▶ [Stated exercise]
Below this line are records; write out exactly the lines from the one containing "Write a web" through the one containing "0.58, 0.71, 0.85];", with the pictures left out.

____ Available records

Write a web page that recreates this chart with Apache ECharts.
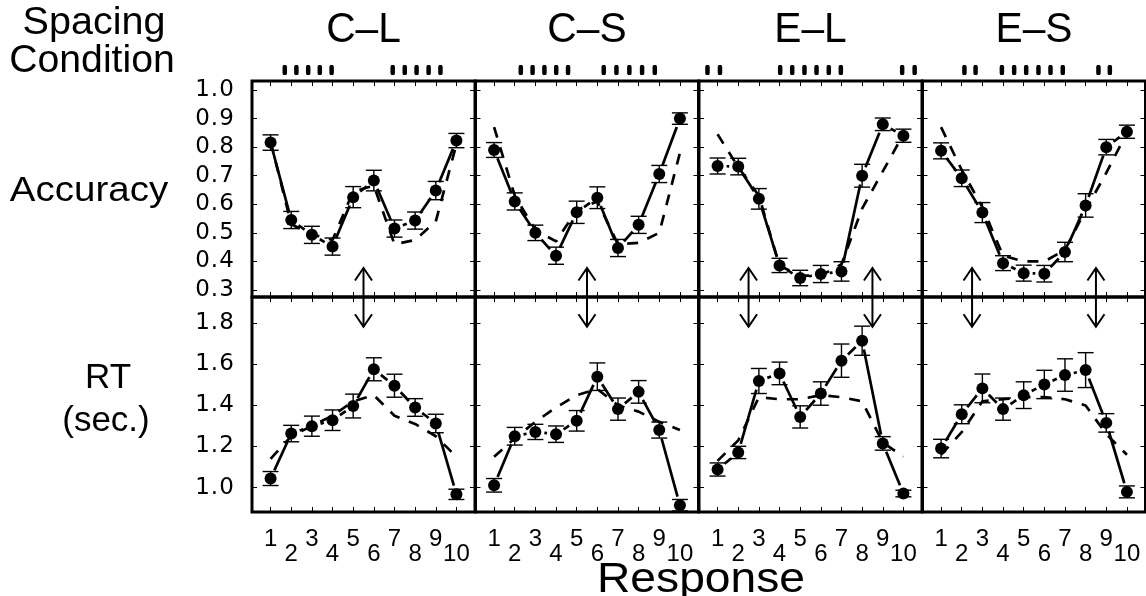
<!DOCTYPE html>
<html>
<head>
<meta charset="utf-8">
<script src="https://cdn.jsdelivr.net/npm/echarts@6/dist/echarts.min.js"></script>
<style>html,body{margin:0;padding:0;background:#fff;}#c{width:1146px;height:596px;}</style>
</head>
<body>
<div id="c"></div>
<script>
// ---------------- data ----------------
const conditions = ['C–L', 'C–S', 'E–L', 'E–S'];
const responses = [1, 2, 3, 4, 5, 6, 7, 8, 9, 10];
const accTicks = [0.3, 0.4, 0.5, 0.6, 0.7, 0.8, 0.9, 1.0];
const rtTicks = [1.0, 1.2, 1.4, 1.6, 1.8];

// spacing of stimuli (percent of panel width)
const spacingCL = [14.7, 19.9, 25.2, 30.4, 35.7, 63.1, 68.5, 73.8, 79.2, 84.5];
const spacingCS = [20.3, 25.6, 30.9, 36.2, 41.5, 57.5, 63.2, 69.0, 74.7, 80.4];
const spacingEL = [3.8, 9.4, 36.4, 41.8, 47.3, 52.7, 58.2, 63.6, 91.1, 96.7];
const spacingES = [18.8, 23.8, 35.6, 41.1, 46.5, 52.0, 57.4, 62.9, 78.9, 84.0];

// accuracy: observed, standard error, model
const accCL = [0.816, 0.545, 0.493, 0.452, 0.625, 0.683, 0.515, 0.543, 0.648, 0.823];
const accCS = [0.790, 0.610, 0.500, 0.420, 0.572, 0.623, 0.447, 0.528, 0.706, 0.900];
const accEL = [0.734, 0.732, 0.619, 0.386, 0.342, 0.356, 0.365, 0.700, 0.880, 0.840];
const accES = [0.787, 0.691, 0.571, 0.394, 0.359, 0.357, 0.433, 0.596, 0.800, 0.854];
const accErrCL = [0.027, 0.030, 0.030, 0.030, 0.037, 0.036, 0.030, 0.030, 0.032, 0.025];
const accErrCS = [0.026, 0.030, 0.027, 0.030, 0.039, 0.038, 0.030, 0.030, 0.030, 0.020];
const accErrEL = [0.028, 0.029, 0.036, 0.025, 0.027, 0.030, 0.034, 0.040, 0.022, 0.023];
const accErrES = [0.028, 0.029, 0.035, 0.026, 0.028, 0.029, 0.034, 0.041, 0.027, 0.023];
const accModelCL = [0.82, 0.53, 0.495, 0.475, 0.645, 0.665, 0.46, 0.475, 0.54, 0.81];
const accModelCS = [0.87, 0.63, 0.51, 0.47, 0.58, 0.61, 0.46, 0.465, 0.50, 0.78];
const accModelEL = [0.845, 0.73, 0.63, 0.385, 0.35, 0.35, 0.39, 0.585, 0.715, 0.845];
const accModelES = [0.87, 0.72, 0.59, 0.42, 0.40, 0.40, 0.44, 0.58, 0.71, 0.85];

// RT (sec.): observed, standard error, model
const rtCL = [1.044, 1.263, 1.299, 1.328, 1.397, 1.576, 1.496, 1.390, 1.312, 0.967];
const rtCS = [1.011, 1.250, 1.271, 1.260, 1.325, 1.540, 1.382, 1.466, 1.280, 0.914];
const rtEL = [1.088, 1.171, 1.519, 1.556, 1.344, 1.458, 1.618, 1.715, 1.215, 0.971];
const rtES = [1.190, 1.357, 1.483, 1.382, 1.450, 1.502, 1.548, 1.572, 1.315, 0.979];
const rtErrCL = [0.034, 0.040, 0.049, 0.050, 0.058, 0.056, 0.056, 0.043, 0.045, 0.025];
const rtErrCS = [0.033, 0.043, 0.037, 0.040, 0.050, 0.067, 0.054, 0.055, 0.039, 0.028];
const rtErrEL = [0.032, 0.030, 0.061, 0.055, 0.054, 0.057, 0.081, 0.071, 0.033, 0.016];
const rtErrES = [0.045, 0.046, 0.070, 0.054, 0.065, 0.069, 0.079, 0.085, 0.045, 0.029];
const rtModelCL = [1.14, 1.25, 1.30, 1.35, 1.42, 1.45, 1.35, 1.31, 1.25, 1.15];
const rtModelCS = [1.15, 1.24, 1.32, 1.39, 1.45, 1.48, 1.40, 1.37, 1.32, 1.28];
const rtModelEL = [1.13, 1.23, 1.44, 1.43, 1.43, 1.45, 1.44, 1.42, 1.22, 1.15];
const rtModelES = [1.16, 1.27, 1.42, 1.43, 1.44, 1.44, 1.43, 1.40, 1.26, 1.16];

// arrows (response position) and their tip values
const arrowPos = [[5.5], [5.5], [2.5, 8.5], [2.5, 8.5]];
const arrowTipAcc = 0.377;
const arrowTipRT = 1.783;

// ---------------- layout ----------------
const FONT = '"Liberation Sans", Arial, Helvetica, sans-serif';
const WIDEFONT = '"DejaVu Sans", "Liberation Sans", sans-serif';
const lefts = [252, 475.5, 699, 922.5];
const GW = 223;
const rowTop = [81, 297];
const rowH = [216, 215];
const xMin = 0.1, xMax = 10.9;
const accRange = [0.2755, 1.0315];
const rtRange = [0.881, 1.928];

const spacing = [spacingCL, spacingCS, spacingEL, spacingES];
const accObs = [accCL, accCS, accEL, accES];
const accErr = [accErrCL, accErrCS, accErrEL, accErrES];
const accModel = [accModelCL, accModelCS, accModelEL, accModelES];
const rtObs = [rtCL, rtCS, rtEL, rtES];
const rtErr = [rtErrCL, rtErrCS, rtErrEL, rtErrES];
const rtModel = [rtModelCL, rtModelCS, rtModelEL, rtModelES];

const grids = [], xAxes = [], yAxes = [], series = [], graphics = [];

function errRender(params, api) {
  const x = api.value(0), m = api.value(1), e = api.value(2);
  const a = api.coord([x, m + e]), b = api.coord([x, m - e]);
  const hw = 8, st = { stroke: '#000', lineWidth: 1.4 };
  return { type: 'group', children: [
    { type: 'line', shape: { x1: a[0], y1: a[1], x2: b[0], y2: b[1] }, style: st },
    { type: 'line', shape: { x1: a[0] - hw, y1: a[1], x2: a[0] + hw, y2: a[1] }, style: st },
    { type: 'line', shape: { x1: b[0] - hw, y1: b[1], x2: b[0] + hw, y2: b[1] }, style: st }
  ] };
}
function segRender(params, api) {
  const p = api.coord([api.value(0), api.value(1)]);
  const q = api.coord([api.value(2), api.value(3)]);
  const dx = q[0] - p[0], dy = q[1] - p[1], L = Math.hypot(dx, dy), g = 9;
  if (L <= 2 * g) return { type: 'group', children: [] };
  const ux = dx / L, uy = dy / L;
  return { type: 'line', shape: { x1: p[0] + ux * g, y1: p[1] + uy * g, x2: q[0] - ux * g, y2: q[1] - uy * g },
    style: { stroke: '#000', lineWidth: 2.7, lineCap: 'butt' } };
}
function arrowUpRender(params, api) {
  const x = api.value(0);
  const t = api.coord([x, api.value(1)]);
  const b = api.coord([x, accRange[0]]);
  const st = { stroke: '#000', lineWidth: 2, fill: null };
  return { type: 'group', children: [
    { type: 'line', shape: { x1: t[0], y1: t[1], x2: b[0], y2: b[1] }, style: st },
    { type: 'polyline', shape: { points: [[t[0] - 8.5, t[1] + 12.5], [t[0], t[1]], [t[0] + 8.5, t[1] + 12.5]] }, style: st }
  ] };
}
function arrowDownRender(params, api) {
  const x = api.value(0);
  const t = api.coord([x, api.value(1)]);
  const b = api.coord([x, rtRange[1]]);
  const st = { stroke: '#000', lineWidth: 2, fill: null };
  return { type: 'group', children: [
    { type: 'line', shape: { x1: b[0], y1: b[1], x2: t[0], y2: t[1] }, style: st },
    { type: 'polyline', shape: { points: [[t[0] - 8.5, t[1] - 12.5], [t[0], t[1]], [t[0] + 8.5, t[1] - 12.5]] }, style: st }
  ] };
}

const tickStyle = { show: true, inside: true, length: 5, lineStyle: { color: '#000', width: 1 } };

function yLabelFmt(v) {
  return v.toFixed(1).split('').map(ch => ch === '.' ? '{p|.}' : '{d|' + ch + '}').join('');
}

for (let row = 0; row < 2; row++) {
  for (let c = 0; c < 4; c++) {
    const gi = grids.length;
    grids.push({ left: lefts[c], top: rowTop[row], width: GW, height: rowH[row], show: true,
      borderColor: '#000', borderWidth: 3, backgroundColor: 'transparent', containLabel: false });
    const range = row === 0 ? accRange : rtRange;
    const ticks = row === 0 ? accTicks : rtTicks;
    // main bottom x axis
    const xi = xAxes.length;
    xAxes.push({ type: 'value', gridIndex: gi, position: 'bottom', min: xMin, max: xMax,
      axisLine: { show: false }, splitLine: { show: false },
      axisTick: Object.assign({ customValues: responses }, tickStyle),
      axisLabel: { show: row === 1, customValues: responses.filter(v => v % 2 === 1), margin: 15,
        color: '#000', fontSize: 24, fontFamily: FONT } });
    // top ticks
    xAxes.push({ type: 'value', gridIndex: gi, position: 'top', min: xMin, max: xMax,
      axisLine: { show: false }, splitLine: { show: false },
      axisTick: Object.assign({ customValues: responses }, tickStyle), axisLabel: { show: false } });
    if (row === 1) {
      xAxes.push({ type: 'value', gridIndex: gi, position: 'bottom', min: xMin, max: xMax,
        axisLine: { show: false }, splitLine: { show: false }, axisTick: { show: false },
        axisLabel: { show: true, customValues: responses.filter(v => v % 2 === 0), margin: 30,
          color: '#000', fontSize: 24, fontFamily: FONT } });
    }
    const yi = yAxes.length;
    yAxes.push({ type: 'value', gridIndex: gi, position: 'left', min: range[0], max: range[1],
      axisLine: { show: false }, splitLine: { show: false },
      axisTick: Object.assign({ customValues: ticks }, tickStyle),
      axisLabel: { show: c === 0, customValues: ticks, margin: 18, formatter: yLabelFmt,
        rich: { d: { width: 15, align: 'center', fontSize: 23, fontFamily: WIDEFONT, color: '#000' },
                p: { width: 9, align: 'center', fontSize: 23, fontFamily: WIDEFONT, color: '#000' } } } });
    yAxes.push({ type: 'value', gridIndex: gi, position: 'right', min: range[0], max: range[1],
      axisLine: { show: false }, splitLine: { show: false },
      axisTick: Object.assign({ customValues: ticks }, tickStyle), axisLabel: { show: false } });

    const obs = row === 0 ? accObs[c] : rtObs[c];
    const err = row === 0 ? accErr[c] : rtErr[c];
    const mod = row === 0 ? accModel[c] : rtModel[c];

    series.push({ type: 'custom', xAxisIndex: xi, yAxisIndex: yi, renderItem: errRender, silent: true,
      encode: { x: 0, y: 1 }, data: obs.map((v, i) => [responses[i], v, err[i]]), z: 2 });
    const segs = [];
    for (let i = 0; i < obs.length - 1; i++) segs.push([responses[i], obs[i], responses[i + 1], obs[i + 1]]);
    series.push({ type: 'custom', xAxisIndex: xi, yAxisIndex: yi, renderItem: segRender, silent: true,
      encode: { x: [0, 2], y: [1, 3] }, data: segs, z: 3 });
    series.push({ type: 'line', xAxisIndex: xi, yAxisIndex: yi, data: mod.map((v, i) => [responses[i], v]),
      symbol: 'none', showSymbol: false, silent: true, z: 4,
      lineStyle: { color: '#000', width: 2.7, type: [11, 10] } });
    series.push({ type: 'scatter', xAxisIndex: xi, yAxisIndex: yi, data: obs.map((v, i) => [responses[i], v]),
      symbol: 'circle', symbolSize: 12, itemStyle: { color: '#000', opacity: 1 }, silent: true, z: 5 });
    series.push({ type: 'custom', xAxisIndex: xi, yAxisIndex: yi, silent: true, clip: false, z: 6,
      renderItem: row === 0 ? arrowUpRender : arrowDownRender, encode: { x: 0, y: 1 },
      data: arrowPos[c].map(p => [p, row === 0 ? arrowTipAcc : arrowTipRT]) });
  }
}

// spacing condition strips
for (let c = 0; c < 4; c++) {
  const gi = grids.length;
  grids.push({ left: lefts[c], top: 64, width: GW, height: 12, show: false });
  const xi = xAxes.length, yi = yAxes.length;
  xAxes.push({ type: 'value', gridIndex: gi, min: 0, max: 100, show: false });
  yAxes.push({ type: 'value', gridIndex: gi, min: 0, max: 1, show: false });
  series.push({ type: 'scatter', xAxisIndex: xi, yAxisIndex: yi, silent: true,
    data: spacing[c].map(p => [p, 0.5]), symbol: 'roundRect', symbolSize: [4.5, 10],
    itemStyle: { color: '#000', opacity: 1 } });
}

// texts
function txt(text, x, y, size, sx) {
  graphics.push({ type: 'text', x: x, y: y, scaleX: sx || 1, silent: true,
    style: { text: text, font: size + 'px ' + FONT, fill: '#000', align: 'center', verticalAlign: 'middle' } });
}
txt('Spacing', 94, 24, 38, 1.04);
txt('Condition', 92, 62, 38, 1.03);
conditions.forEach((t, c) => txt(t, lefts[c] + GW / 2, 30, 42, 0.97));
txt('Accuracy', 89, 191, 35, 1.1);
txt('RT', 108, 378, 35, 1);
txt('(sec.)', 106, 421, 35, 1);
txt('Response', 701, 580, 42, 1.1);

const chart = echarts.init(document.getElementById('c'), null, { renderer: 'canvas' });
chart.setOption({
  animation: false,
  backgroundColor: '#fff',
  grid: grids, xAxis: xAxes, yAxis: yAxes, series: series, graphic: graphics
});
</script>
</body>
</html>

________
____ Available records

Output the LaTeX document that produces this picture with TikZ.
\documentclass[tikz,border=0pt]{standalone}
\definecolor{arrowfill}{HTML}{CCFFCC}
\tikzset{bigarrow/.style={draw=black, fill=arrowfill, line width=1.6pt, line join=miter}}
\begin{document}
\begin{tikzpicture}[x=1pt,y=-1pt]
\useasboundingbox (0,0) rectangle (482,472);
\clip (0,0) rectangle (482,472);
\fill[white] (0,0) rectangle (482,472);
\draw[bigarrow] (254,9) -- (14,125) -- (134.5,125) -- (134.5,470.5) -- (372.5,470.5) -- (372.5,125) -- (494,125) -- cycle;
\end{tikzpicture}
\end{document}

________

▶ [Answer below]
Write a web page that recreates this chart with Apache ECharts.
<!DOCTYPE html>
<html>
<head>
<meta charset="utf-8">
<script src="https://cdn.jsdelivr.net/npm/echarts@6/dist/echarts.min.js"></script>
<style>html,body{margin:0;padding:0;background:#fff;}#c{width:1146px;height:596px;}</style>
</head>
<body>
<div id="c"></div>
<script>
// ---------------- data ----------------
const conditions = ['C–L', 'C–S', 'E–L', 'E–S'];
const responses = [1, 2, 3, 4, 5, 6, 7, 8, 9, 10];
const accTicks = [0.3, 0.4, 0.5, 0.6, 0.7, 0.8, 0.9, 1.0];
const rtTicks = [1.0, 1.2, 1.4, 1.6, 1.8];

// spacing of stimuli (percent of panel width)
const spacingCL = [14.7, 19.9, 25.2, 30.4, 35.7, 63.1, 68.5, 73.8, 79.2, 84.5];
const spacingCS = [20.3, 25.6, 30.9, 36.2, 41.5, 57.5, 63.2, 69.0, 74.7, 80.4];
const spacingEL = [3.8, 9.4, 36.4, 41.8, 47.3, 52.7, 58.2, 63.6, 91.1, 96.7];
const spacingES = [18.8, 23.8, 35.6, 41.1, 46.5, 52.0, 57.4, 62.9, 78.9, 84.0];

// accuracy: observed, standard error, model
const accCL = [0.816, 0.545, 0.493, 0.452, 0.625, 0.683, 0.515, 0.543, 0.648, 0.823];
const accCS = [0.790, 0.610, 0.500, 0.420, 0.572, 0.623, 0.447, 0.528, 0.706, 0.900];
const accEL = [0.734, 0.732, 0.619, 0.386, 0.342, 0.356, 0.365, 0.700, 0.880, 0.840];
const accES = [0.787, 0.691, 0.571, 0.394, 0.359, 0.357, 0.433, 0.596, 0.800, 0.854];
const accErrCL = [0.027, 0.030, 0.030, 0.030, 0.037, 0.036, 0.030, 0.030, 0.032, 0.025];
const accErrCS = [0.026, 0.030, 0.027, 0.030, 0.039, 0.038, 0.030, 0.030, 0.030, 0.020];
const accErrEL = [0.028, 0.029, 0.036, 0.025, 0.027, 0.030, 0.034, 0.040, 0.022, 0.023];
const accErrES = [0.028, 0.029, 0.035, 0.026, 0.028, 0.029, 0.034, 0.041, 0.027, 0.023];
const accModelCL = [0.82, 0.53, 0.495, 0.475, 0.645, 0.665, 0.46, 0.475, 0.54, 0.81];
const accModelCS = [0.87, 0.63, 0.51, 0.47, 0.58, 0.61, 0.46, 0.465, 0.50, 0.78];
const accModelEL = [0.845, 0.73, 0.63, 0.385, 0.35, 0.35, 0.39, 0.585, 0.715, 0.845];
const accModelES = [0.87, 0.72, 0.59, 0.42, 0.40, 0.40, 0.44, 0.58, 0.71, 0.85];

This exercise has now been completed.